Would you want to give up your prosperity for a fairer world? No. Because you've been raised to compete and exploit, you came to a place without people to compete against or stand in the way of your exploits. To you, fairness would be competition, not cooperation. You've been raised to think that it's for your benefit, instead of the person above you who will take what you have to give and sell it cheap, giving you far less for your time and effort than someone in the Hegemony would demand for the same labor.
Just like newborns, it took the village time to figure out their legs. For their abilities and desires to grow to the point that they could realize the inequality they had been subjected to, that they are now trapped by, the debts still hanging over this village despite being paid ten times over." She sipped the broth from her bowl. "Even if I had taught them, I'm far too patient for them to have found much hope in Mea's words. It takes fire, urgency, and action. Things the young have that I don't."

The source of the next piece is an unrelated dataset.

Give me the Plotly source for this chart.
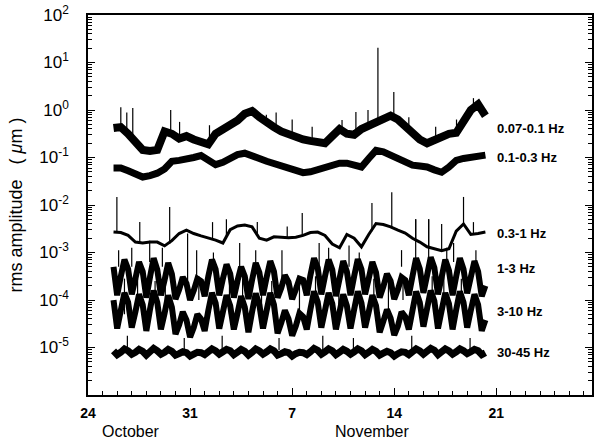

Zai thought over these words, watching Shenme as she continued to eat, as if she'd just been talking about the weather. "Thank you, Auntie, I feel I have learned a lot from you."
"Good," the doctor replied, serving herself more lotus root. "Your journey is just getting started, so eat as much as you want. Don't worry about being polite." She bit into the root. Around the mouthful she continued, "I would like to hear about how you batted a plane out of the sky. The villagers couldn't stop chattering about it once you were gone."
"It wasn't like that..." Zai blushed, before starting her tale.